REQUIRED TASK =
Omitting the pictures, copy exactly each line from the one containing "Write a Python" up to and including the one containing "x_mark = np.linspace(0.0, 0.010, 51)".

INPUT FOR THIS TASK =

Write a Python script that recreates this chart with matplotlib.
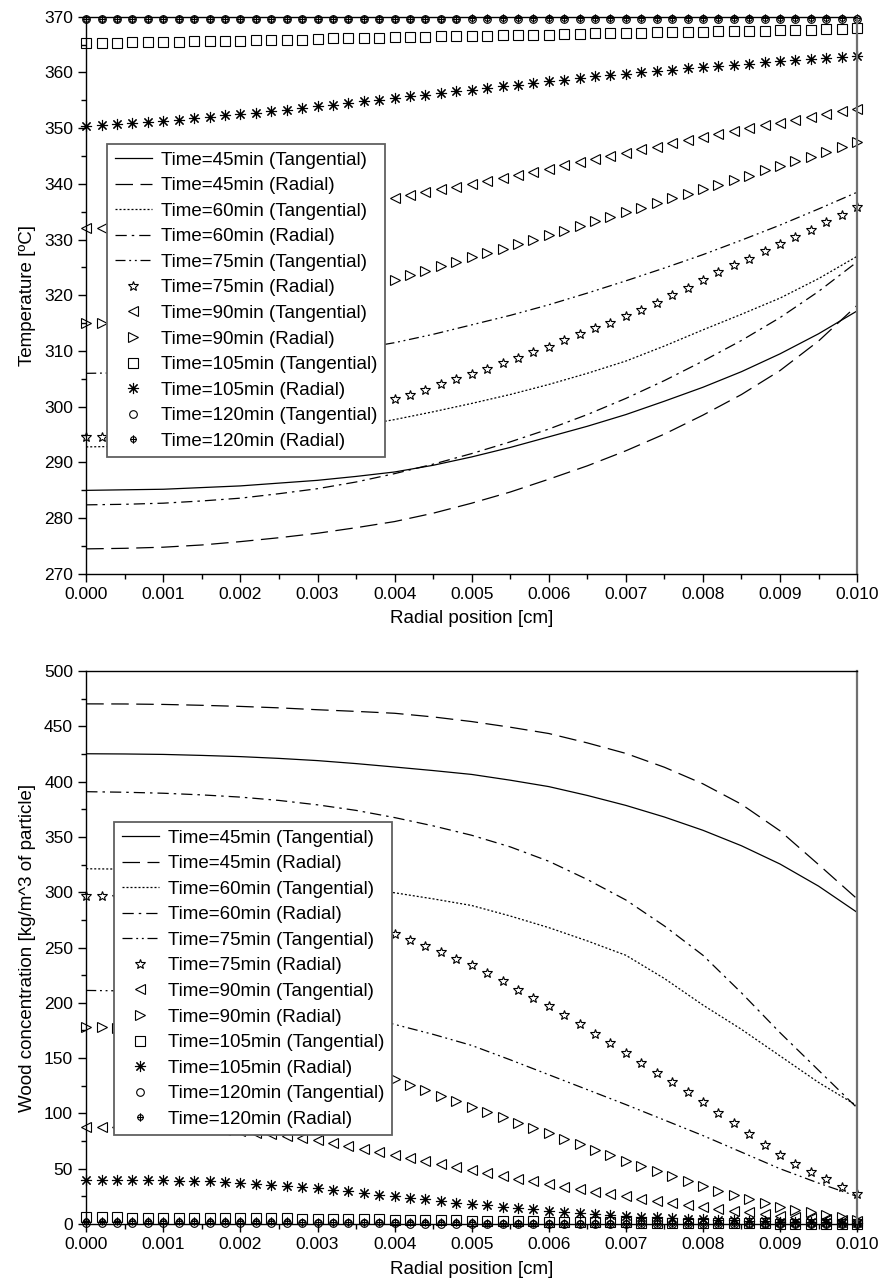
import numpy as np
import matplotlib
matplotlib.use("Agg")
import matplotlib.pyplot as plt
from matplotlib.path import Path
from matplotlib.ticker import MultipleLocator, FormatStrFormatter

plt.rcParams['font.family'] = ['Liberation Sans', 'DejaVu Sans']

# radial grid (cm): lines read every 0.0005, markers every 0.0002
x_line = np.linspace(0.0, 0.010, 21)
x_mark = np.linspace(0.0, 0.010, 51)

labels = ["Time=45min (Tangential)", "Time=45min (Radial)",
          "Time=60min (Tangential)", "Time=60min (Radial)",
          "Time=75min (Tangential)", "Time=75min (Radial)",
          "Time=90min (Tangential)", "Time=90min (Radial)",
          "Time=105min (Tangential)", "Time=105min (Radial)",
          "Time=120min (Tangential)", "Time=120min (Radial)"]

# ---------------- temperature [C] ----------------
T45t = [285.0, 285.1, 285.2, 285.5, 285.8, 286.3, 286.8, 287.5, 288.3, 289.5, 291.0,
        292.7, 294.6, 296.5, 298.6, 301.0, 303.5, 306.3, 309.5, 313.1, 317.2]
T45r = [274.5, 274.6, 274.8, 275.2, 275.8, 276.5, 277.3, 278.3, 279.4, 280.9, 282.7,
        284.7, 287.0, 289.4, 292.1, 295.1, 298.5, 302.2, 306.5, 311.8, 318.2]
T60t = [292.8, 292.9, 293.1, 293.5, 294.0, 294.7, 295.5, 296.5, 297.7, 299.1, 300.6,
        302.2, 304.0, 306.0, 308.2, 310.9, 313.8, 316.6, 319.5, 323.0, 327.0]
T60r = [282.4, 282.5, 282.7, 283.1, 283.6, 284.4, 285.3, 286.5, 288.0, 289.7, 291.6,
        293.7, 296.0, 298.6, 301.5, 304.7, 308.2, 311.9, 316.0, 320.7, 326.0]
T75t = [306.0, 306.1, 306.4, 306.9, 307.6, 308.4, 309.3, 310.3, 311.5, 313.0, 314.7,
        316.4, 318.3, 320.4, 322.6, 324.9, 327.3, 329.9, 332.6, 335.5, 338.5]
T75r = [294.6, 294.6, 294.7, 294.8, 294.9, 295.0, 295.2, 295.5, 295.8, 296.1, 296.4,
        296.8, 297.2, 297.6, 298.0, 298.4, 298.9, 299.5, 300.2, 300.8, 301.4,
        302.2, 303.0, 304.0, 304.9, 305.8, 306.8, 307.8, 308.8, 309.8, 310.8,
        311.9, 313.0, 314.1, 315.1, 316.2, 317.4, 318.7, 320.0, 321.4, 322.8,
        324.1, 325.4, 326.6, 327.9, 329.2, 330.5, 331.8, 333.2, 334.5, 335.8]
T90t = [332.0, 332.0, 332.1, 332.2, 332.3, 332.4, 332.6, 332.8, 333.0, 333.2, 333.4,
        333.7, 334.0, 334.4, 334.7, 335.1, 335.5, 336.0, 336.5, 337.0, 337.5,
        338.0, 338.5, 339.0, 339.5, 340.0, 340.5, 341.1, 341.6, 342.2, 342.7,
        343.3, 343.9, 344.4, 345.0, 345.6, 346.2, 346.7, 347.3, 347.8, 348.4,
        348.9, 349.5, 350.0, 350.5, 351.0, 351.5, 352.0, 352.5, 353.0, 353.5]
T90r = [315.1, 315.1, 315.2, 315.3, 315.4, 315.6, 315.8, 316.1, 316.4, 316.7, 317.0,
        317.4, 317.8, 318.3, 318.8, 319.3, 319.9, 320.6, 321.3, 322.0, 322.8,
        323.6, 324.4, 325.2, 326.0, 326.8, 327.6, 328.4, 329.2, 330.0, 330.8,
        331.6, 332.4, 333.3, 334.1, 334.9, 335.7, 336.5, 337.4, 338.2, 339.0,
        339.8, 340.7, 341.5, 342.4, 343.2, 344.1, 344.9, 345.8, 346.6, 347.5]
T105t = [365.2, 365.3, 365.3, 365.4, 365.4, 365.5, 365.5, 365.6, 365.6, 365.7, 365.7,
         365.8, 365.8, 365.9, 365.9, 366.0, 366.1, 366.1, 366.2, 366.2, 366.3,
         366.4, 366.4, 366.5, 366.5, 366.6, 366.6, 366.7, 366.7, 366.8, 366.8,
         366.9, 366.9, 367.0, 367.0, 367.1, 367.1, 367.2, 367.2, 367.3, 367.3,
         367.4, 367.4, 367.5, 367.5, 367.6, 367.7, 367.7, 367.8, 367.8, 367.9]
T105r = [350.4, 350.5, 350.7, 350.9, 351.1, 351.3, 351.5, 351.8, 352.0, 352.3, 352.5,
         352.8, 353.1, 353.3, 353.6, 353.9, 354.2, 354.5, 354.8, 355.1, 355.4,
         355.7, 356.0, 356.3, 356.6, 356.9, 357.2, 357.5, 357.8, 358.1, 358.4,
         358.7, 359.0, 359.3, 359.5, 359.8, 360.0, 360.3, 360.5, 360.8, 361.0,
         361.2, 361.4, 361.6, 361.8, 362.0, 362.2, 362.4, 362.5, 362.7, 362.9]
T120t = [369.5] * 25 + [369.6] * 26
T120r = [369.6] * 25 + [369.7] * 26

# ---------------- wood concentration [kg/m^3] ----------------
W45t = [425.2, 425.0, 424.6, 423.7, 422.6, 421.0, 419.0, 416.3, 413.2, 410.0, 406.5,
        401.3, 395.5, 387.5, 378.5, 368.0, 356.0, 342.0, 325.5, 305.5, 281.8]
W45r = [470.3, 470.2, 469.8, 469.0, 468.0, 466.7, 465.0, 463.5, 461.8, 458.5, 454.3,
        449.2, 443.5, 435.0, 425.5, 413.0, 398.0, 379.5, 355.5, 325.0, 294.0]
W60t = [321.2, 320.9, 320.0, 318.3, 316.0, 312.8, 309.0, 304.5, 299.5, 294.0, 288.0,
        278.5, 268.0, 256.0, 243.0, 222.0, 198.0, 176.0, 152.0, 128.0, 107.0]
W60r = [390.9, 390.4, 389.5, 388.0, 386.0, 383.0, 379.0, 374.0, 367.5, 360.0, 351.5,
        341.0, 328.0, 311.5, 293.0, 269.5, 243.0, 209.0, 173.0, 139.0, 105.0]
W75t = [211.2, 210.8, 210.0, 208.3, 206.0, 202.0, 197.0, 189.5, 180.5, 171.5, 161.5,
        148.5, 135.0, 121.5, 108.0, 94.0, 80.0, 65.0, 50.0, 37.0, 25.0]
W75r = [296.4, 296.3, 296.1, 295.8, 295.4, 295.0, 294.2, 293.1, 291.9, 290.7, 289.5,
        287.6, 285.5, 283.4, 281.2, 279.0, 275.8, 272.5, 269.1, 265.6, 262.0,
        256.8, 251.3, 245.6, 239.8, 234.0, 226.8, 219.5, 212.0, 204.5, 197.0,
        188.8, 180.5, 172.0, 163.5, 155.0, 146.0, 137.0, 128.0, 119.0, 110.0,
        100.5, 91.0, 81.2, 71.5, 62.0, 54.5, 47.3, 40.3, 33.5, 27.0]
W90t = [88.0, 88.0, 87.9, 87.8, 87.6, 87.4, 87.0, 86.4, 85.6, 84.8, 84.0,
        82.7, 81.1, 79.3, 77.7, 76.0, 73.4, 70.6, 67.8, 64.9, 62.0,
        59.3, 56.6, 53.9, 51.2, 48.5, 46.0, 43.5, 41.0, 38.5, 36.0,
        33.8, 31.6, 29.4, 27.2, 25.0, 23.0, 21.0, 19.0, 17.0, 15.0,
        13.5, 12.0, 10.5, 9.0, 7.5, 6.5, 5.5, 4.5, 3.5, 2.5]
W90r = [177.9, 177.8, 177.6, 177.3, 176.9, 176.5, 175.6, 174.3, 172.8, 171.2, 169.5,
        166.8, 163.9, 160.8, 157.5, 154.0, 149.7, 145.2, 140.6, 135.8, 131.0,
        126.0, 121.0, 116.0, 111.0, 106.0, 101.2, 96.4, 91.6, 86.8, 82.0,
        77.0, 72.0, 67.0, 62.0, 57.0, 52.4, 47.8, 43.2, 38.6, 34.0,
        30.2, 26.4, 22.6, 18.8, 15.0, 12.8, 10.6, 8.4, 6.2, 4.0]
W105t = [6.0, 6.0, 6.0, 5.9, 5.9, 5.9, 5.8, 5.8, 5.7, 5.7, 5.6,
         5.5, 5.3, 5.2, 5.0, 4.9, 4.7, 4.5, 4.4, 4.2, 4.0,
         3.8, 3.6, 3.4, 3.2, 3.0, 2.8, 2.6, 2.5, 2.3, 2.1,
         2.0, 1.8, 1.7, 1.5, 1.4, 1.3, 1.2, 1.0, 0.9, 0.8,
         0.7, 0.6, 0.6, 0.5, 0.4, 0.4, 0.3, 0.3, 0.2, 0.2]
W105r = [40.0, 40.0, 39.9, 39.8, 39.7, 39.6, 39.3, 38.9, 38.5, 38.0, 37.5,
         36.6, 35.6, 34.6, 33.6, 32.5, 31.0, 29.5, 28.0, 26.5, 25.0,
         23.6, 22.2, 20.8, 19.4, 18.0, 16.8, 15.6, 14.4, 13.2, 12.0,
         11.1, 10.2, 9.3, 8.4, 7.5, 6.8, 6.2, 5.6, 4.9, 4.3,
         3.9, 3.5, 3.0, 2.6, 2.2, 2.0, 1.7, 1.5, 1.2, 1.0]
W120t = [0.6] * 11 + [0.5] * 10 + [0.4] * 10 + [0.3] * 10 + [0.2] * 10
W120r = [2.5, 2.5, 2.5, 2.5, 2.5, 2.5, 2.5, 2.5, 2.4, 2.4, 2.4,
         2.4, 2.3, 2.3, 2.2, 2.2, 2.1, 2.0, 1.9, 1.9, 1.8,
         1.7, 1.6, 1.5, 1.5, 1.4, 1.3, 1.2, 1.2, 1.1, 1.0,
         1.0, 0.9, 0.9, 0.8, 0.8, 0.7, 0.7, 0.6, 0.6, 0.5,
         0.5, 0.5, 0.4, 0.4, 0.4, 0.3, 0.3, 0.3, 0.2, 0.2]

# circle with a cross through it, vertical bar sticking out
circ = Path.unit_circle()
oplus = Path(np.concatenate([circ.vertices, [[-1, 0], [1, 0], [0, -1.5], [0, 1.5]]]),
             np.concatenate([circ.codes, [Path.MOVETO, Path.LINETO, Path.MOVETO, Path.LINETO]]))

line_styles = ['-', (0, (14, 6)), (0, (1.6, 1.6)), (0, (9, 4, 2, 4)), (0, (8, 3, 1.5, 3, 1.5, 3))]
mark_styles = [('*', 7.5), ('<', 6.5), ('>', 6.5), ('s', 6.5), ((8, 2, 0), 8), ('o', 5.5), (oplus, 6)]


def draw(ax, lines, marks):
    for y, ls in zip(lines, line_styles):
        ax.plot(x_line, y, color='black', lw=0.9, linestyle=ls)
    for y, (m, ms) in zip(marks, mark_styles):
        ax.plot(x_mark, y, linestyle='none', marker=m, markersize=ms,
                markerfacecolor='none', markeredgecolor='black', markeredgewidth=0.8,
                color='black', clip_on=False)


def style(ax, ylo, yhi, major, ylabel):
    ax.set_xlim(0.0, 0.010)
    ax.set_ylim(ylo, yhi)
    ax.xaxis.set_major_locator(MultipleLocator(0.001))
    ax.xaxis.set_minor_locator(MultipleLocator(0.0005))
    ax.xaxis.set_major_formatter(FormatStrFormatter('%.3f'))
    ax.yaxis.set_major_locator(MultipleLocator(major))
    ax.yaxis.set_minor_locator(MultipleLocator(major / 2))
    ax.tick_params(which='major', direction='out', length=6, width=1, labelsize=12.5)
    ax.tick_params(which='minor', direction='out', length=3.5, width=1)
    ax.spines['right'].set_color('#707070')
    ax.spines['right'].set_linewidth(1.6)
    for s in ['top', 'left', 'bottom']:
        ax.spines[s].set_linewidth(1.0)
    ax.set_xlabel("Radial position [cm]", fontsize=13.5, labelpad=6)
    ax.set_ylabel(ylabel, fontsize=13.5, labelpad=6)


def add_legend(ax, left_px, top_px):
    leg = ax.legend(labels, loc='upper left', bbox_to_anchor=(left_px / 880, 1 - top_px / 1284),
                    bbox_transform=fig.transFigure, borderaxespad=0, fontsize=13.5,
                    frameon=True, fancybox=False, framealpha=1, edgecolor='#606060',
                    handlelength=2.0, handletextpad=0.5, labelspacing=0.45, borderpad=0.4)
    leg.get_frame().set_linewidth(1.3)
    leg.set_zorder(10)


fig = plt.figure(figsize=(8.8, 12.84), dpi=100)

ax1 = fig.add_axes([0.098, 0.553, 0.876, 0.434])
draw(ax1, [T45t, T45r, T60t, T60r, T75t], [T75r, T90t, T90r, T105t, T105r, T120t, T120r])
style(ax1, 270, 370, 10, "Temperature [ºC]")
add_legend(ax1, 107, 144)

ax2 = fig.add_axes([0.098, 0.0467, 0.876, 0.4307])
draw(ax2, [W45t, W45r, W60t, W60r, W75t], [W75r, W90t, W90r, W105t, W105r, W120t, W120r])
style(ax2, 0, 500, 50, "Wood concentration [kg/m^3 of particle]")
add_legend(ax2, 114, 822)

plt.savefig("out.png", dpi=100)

* * *

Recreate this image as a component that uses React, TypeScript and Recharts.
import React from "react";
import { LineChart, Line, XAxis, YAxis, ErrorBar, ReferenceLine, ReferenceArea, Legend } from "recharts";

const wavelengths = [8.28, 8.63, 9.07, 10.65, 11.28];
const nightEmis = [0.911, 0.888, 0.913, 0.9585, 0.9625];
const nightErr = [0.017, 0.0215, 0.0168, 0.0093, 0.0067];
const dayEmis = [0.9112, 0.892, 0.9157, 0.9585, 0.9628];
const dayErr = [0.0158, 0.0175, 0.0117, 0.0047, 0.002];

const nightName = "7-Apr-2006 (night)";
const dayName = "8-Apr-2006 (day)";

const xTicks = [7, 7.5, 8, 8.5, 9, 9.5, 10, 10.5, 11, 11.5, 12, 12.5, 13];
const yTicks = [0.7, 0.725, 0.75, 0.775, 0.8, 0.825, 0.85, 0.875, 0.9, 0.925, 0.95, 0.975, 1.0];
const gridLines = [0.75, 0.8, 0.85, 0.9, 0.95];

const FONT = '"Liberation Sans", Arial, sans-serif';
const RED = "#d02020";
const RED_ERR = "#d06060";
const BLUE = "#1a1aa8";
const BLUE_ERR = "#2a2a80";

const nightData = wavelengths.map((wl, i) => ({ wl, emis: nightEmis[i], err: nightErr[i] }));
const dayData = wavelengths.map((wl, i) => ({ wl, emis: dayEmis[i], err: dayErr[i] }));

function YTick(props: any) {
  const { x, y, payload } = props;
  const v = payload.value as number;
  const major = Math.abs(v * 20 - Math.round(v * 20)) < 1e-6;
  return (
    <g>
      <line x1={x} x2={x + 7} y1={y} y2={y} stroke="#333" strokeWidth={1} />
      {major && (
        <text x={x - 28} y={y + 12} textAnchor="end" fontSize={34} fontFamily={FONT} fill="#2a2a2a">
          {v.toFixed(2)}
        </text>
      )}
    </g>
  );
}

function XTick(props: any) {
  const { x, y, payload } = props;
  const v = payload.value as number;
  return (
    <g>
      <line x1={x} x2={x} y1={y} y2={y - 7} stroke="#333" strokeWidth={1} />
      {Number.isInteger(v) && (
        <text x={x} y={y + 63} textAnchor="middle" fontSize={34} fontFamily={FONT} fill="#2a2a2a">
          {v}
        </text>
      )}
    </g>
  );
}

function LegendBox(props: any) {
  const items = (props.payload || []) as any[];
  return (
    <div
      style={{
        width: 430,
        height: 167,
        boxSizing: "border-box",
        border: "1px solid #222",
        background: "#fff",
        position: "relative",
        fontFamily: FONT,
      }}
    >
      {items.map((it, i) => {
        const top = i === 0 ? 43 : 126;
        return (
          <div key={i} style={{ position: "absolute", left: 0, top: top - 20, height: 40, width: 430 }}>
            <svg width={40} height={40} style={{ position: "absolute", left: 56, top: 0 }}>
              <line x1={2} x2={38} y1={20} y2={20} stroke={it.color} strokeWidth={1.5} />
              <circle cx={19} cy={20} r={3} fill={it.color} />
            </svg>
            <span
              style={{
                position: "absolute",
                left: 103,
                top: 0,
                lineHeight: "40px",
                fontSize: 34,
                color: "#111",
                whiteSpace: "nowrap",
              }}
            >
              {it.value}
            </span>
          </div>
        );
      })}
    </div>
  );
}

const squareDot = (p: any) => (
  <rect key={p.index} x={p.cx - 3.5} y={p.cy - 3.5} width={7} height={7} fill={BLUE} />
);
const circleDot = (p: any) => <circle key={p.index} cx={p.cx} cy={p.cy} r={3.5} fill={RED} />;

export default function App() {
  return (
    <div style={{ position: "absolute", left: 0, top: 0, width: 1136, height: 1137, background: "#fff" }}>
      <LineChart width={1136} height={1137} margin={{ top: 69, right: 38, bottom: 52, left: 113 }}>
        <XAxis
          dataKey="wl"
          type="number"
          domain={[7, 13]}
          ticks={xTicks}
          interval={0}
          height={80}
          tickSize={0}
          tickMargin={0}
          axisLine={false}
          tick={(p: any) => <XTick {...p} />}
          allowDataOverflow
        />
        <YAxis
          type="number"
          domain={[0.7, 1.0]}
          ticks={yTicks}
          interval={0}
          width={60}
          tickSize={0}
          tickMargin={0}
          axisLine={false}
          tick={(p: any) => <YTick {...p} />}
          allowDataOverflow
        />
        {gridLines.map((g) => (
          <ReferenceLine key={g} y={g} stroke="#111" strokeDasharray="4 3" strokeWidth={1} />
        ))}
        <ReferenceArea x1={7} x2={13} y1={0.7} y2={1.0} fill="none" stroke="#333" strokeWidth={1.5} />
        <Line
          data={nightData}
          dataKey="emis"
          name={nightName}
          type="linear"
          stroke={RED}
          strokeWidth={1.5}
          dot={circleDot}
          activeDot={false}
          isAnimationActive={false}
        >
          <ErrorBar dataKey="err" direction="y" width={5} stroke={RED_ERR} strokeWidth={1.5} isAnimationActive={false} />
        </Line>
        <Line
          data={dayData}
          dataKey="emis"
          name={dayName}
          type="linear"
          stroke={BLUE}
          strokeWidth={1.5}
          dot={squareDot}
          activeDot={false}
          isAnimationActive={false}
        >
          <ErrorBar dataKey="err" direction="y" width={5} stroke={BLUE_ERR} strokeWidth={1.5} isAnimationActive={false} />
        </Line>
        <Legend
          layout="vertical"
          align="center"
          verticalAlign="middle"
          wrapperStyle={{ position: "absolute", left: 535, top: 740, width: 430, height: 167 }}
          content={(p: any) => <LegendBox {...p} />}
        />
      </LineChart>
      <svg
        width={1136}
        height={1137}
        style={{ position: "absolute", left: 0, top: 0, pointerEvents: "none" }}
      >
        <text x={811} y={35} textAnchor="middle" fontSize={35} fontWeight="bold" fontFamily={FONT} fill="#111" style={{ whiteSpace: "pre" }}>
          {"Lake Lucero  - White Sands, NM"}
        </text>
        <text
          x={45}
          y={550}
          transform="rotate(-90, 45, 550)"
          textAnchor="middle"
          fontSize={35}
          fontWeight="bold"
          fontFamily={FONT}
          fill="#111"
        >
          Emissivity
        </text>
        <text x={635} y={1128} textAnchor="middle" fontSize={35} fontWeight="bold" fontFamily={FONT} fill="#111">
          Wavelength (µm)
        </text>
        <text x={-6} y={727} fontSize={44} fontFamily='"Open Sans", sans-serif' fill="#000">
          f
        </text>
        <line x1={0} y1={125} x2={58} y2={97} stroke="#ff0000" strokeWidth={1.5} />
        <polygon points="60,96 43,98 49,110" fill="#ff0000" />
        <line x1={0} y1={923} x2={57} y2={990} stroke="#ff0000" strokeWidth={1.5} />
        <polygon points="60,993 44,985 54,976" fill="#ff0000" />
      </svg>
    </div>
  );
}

--

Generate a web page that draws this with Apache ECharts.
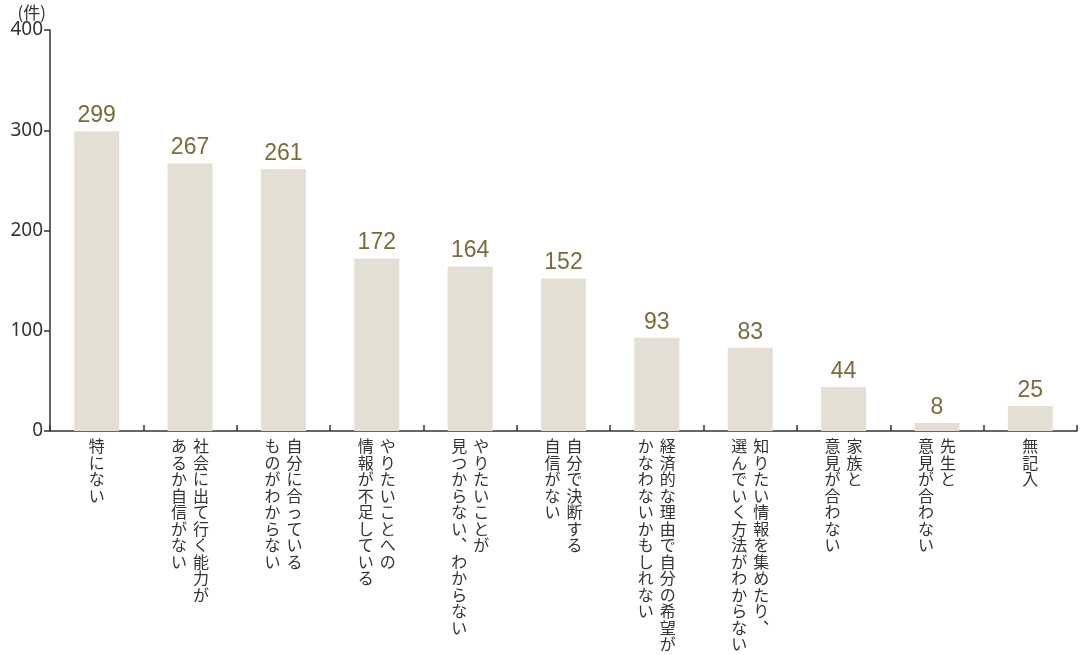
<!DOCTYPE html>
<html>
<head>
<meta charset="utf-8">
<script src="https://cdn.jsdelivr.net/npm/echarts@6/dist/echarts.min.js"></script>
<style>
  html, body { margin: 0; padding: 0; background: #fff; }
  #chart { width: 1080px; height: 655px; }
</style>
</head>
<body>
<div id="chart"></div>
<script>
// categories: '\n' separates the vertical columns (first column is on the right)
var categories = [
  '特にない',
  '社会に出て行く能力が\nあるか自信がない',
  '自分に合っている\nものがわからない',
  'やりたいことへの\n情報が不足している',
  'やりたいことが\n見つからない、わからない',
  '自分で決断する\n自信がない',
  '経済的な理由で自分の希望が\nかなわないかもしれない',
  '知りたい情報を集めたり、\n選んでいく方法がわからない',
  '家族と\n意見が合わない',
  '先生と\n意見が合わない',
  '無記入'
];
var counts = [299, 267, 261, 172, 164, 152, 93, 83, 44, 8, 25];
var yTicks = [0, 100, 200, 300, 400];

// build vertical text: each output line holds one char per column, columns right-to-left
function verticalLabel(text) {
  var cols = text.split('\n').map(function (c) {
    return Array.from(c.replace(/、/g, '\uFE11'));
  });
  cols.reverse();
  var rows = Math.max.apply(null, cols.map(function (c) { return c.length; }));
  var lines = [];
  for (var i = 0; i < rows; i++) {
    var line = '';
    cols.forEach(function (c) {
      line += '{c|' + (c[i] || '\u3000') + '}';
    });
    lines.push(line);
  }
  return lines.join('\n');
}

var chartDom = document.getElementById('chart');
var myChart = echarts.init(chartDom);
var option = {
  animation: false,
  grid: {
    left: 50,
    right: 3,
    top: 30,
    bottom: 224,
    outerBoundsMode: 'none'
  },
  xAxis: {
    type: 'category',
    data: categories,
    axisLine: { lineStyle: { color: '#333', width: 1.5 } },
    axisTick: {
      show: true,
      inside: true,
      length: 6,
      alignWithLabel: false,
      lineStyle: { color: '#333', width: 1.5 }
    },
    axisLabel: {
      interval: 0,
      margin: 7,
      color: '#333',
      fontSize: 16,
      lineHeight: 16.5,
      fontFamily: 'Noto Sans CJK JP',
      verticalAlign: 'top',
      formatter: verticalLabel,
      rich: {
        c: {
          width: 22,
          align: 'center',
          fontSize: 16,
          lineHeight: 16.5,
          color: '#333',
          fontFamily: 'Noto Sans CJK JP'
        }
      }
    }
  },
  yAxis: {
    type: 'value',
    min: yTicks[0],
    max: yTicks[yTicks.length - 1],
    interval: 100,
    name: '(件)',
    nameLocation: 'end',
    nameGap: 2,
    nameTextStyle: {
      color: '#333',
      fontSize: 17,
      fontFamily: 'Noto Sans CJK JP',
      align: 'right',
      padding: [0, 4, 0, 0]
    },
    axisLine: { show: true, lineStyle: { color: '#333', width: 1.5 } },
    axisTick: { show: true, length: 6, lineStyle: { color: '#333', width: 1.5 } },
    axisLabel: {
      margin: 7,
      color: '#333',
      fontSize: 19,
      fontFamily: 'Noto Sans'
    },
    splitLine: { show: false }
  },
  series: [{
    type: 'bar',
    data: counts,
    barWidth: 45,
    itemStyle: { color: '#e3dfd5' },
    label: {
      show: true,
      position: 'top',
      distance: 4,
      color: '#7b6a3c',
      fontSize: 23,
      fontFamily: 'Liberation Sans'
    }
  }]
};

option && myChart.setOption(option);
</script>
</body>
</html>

RESPONSE =
Write a Python script that recreates this chart with matplotlib.
import numpy as np
import matplotlib
matplotlib.use("Agg")
import matplotlib.pyplot as plt
from matplotlib.path import Path
from matplotlib.ticker import MultipleLocator, FormatStrFormatter

plt.rcParams['font.family'] = ['Liberation Sans', 'DejaVu Sans']

# radial grid (cm): lines read every 0.0005, markers every 0.0002
x_line = np.linspace(0.0, 0.010, 21)
x_mark = np.linspace(0.0, 0.010, 51)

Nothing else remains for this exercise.